> **To be done**:
Please give the count of lines holding the string "this" and nothing besides.

> **Rows**:
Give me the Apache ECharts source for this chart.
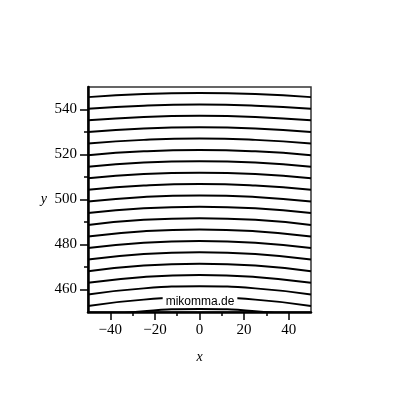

--

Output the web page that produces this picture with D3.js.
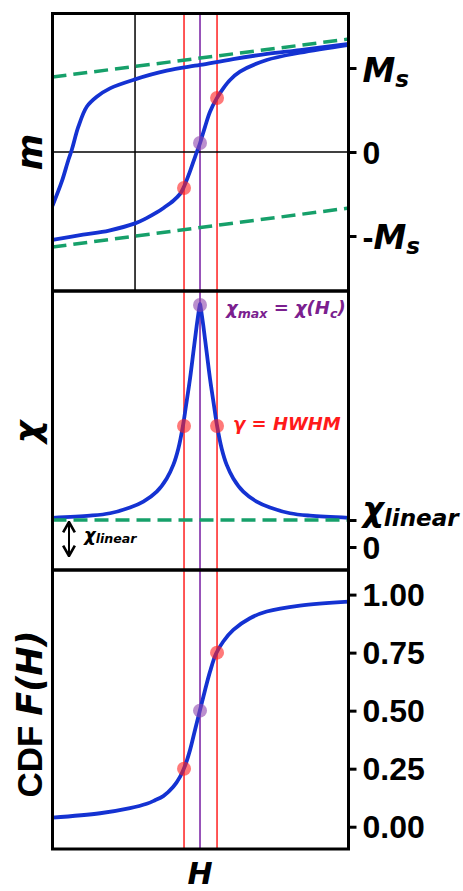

* * *

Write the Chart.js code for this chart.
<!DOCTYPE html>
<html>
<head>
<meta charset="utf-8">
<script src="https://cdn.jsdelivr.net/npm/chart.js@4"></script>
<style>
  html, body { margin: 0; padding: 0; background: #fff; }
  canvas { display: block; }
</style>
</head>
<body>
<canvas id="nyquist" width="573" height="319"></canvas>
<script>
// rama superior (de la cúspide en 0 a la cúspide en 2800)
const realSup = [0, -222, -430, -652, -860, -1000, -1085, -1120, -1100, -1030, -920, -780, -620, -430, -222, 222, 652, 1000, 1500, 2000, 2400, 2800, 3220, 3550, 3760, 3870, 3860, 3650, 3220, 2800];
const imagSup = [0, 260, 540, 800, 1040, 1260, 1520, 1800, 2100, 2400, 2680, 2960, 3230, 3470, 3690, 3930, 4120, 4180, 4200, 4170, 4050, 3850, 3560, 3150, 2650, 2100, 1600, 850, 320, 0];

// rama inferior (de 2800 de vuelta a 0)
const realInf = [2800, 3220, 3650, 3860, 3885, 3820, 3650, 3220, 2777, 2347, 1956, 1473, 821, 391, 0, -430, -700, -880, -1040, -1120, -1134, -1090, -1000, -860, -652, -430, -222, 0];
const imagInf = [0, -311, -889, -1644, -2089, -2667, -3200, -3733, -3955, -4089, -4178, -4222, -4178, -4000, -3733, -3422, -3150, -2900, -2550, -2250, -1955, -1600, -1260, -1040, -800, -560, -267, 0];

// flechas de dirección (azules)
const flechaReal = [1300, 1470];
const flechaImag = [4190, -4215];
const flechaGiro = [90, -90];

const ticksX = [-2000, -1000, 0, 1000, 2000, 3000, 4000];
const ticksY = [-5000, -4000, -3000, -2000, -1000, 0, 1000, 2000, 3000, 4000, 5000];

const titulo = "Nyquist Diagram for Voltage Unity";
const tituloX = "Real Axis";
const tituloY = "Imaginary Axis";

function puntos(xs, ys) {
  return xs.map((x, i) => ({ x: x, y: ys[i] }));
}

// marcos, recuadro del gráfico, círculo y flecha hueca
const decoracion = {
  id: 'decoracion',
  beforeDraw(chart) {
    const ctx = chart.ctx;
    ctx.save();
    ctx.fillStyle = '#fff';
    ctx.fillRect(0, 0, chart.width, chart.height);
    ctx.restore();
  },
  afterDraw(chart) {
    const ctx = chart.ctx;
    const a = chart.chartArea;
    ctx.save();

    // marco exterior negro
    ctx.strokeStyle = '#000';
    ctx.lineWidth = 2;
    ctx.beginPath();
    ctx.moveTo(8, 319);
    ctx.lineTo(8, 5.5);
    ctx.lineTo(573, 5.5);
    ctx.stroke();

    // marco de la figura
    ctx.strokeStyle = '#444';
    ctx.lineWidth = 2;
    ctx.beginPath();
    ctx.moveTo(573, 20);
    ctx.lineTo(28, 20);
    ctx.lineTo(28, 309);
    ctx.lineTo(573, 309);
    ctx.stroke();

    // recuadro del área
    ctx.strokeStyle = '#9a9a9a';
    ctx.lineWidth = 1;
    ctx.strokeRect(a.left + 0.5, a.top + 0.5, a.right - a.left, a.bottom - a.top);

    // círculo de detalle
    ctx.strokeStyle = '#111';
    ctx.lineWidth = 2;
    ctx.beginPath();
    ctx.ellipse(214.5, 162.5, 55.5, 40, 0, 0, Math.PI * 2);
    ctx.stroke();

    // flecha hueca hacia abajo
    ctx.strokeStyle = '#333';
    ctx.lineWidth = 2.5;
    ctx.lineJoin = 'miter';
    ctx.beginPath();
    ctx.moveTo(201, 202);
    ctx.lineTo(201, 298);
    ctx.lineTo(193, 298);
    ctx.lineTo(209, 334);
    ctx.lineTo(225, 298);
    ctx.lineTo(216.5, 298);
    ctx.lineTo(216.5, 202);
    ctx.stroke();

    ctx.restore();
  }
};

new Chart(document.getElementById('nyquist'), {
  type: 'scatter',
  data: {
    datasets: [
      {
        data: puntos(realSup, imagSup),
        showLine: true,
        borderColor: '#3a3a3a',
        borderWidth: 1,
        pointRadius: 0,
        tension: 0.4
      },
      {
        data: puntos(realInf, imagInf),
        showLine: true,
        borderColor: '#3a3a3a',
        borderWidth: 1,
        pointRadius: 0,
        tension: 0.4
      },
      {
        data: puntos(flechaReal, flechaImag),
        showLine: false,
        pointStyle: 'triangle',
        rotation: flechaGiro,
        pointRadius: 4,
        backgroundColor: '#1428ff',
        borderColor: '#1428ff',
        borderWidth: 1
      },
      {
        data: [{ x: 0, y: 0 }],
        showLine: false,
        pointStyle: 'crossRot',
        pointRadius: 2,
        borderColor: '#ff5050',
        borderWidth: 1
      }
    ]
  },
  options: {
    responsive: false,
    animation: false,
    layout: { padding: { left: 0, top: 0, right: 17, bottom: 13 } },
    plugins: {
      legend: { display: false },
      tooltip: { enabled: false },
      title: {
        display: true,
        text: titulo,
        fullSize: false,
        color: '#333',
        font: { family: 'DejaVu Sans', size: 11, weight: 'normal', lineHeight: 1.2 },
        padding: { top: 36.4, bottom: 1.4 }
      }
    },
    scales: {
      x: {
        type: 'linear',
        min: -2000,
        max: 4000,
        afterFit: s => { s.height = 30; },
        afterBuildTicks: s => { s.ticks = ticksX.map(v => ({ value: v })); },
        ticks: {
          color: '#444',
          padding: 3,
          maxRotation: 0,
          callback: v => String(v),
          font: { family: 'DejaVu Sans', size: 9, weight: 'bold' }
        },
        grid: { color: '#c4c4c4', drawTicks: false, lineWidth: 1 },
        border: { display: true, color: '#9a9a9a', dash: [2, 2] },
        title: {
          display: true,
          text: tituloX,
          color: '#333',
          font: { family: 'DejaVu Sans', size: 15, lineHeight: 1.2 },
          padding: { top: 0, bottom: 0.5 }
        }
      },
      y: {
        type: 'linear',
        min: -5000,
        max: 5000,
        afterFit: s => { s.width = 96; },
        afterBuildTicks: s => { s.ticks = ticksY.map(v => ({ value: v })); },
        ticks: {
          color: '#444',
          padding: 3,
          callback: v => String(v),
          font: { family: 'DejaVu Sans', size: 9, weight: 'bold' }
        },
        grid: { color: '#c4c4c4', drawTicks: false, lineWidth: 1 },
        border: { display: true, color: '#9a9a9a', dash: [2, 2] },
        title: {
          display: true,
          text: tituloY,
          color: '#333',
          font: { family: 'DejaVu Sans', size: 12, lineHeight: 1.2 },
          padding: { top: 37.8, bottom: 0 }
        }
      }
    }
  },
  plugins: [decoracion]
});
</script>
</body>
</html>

> **Output**:
3